In a modern SaaS architecture, patching is usually tied to observability, deployment automation, asset inventory, and policy enforcement. The platform is instrumented. Teams know which components are running, where they are running, which versions are active, and how those versions behave under load. They can enforce approved images, signed artifacts, dependency scanning, and deployment gates. They can monitor drift because there is less room for unmanaged variation.

That means patching is not just about reacting to CVEs. It becomes part of a broader system of software hygiene. Weak dependencies are surfaced earlier. Configuration issues are easier to identify. Unsupported versions can be retired systematically. Security fixes can be bundled with resilience improvements, runtime upgrades, and performance optimizations rather than handled as isolated emergency work.

In practical terms, this matters because many of the most damaging incidents are not caused by one missed patch on one machine. They come from systemic inconsistency: some instances updated, others not; one region fixed, another pending; one integration validated, another overlooked. SaaS reduces that inconsistency by giving the provider one operational plane instead of many customer-specific ones.

Operational stability improves when patching becomes routine

There is an old pattern in enterprise software: the longer updates are postponed, the riskier they become. Deferred patching creates version gaps. Version gaps create compatibility fear. Compatibility fear creates more deferral. Eventually the organization faces a large, disruptive upgrade instead of a series of small manageable changes.

SaaS helps break that cycle. Because the vendor patches continuously, the platform stays closer to current versions. Small updates happen more often. Risk is distributed across time rather than concentrated into occasional large projects. The service evolves incrementally, and users benefit from a platform that is steadily maintained instead of periodically overhauled.

This has an understated but important consequence: stability often increases when updates are more frequent, not less. That may sound counterintuitive to organizations used to treating change as the main source of outages. But unmanaged accumulation is its own source of instability. When patching is continuous, teams become better at releasing safely because releasing is normal. Tooling improves. Monitoring improves. Rollback paths are rehearsed. Failure domains are understood. The organization builds operational muscle.

A SaaS provider that deploys regularly is usually in a better position to patch safely than a customer that patches infrequently under stress. Repetition creates competence. Central ownership creates accountability. Together they turn patching from a dreaded event into an ordinary function of platform stewardship.

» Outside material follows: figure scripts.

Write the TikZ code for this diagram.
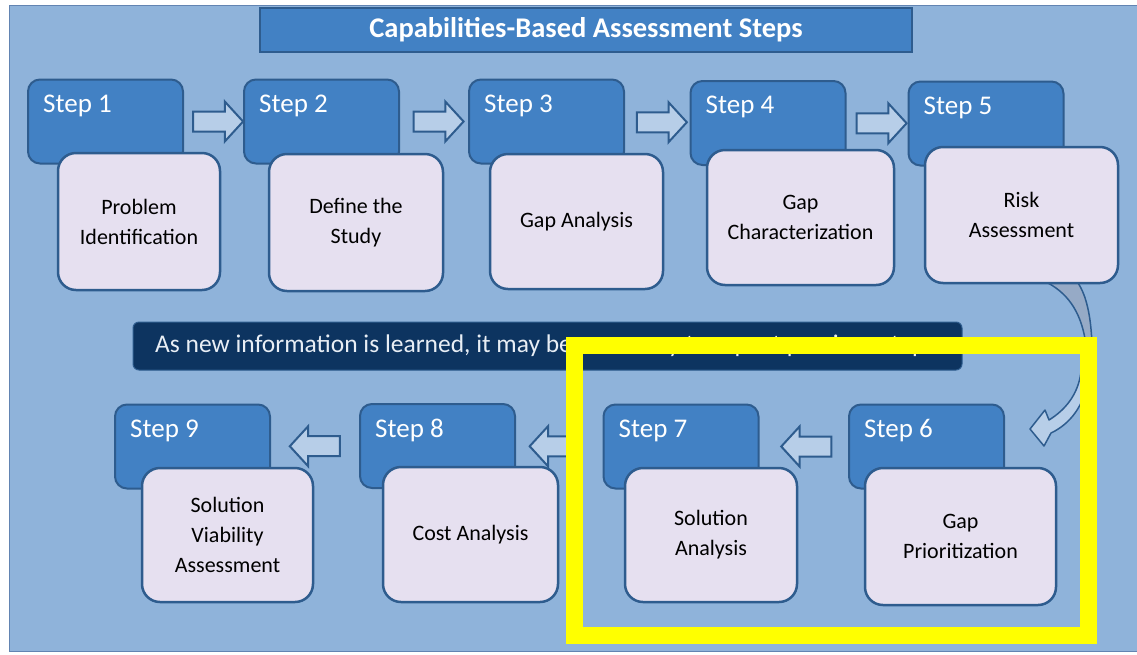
\documentclass[tikz,border=0pt]{standalone}
\usepackage{fontspec}
\setmainfont{Carlito}
\usetikzlibrary{shapes.arrows,calc}

\definecolor{bgblue}{RGB}{143,179,218}
\definecolor{framecol}{RGB}{98,132,178}
\definecolor{tabblue}{RGB}{66,129,196}
\definecolor{edgeblue}{RGB}{46,92,142}
\definecolor{cardlilac}{RGB}{230,224,240}
\definecolor{arrowfill}{RGB}{183,206,232}
\definecolor{twistgrey}{RGB}{150,170,198}
\definecolor{bannerblue}{RGB}{13,52,96}
\definecolor{bannertext}{RGB}{232,238,245}
\definecolor{markyellow}{RGB}{255,255,0}

\begin{document}
\begin{tikzpicture}[x=1pt,y=-1pt,
    tabbox/.style={draw=edgeblue, line width=2pt, fill=tabblue, rounded corners=12pt,
        minimum width=155pt, minimum height=84pt, inner sep=0pt},
    steplabel/.style={text=white, font=\fontsize{27}{30}\selectfont, inner sep=0pt},
    card/.style={draw=edgeblue, line width=2.5pt, fill=cardlilac, rounded corners=18pt,
        inner sep=0pt, align=center, font=\fontsize{22}{30}\selectfont},
    fatarrow/.style={single arrow, draw=edgeblue, line width=2pt, fill=arrowfill,
        minimum height=50pt, text height=9pt, text depth=9pt, single arrow head extend=10pt,
        single arrow tip angle=95, inner sep=0pt}]
    \useasboundingbox (0,0) rectangle (1137,654);
    \fill[white] (0,0) rectangle (1137,654);
    % Background panel
    \draw[draw=framecol, fill=bgblue, line width=1pt] (9,5) rectangle (1145,651);
    % Title
    \node[draw=edgeblue, line width=2pt, fill=tabblue, minimum width=652pt, minimum height=44pt,
        text=white, font=\bfseries\fontsize{28.5}{30}\selectfont] (title) at (586,30)
        {Capabilities-Based Assessment Steps};
    % Banner
    \node[draw=edgeblue, line width=1pt, fill=bannerblue, rounded corners=6pt,
        minimum width=829pt, minimum height=48pt] (banner) at (547.5,346) {};
    \node[anchor=west, text=bannertext, inner sep=0pt, font=\fontsize{25.5}{30}\selectfont]
        (bannertxt) at (155,346) {As new information is learned, it may be necessary to repeat previous steps};
    % Curved arrow from step 5 to step 6
    \draw[draw=edgeblue, line width=1.5pt, fill=twistgrey]
        (1048,283) .. controls (1070,295) and (1082,315) .. (1086,345)
        -- (1092,345) .. controls (1091,315) and (1086,295) .. (1078,283) -- cycle;
    \draw[draw=edgeblue, line width=1.5pt, fill=arrowfill, line join=round]
        (1081,372) .. controls (1078,395) and (1065,410) .. (1049,420)
        -- (1045,410) -- (1030,429) -- (1044,446) -- (1051,433)
        .. controls (1070,424) and (1084,406) .. (1088,380) -- cycle;
    % Steps: tab and card
    \foreach \i/\tx/\ty/\bx/\by/\bw/\bh/\txt in {
            1/105.5/121.5/139/221.5/162/137/{Problem\\Identification},
            2/321.5/121.5/356/222.5/174/137/{Define the\\Study},
            3/546.5/121.5/576.5/221.5/173/135/{Gap Analysis},
            4/768/123/800.5/217.5/187/135/{Gap\\Characterization},
            5/986/123.5/1021.5/215/193/136/{Risk\\Assessment},
            6/926.5/446.5/960.5/536.5/191/137/{Gap\\Prioritization},
            7/681/446.5/711/535/172/134/{Solution\\Analysis},
            8/437.5/446/470.5/534.5/175/135/{Cost Analysis},
            9/192.5/446.5/227.5/535/171/134/{Solution\\Viability\\Assessment}} {
            \node[tabbox, label={[steplabel, anchor=north west, xshift=16pt, yshift=-16pt]north west:Step \i}]
                (tab\i) at (\tx,\ty) {};
            \node[card, minimum width=\bw pt, minimum height=\bh pt] (box\i) at (\bx,\by) {\txt};
        }
    % Block arrows between steps
    \node[fatarrow] (a12) at ($(tab1.east)!0.5!(tab2.west)$) {};
    \node[fatarrow] (a23) at ($(tab2.east)!0.5!(tab3.west)$) {};
    \node[fatarrow] (a34) at ($(tab3.east)!0.5!(tab4.west)$) {};
    \node[fatarrow] (a45) at ($(tab4.east)!0.5!(tab5.west)$) {};
    \node[fatarrow, shape border rotate=180] (a67) at ($(tab6.west)!0.42!(tab7.east)$) {};
    \node[fatarrow, shape border rotate=180] (a78) at ($(tab7.west)!0.5!(tab8.east)$) {};
    \node[fatarrow, shape border rotate=180] (a89) at ($(tab8.west)!0.45!(tab9.east)$) {};
    % Highlight frame
    \draw[markyellow, line width=17pt] (574.5,345.5) rectangle (1088.5,635.5);
\end{tikzpicture}
\end{document}
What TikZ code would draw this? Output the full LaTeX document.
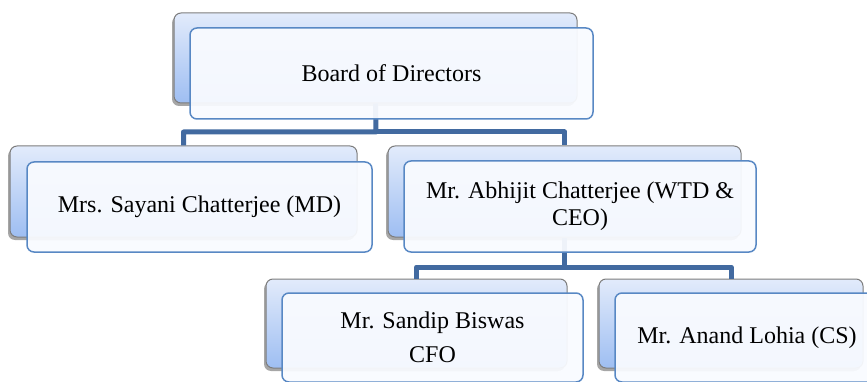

The hidden financial benefit

Patching is rarely budgeted as a strategic initiative, but it consumes strategic amounts of money. Internal teams spend hours reviewing advisories, coordinating stakeholders, testing updates, documenting changes, and troubleshooting side effects. Security teams chase exceptions. Operations teams manage maintenance windows. Application owners delay other work because patching cycles consume their calendar. The direct cost is labor, but the larger cost is distraction.

SaaS collapses much of that overhead into the vendor’s operating model. Customers are no longer running mini patch-management programs for every application. They are buying a service whose maintenance is embedded in the subscription. That does not remove all customer responsibility, especially around access controls, identity governance, data handling, endpoint security, or configuration choices. But it sharply reduces the patching work associated with application and platform upkeep.

The savings are not just in staff hours. There is also less unplanned downtime, less emergency change work, fewer version-related support cases, and less dependence on specialized internal knowledge to keep aging platforms alive. In many organizations, the true return from SaaS appears not only in infrastructure reduction but in the disappearance of recurring low-value operational work that used to absorb skilled employees.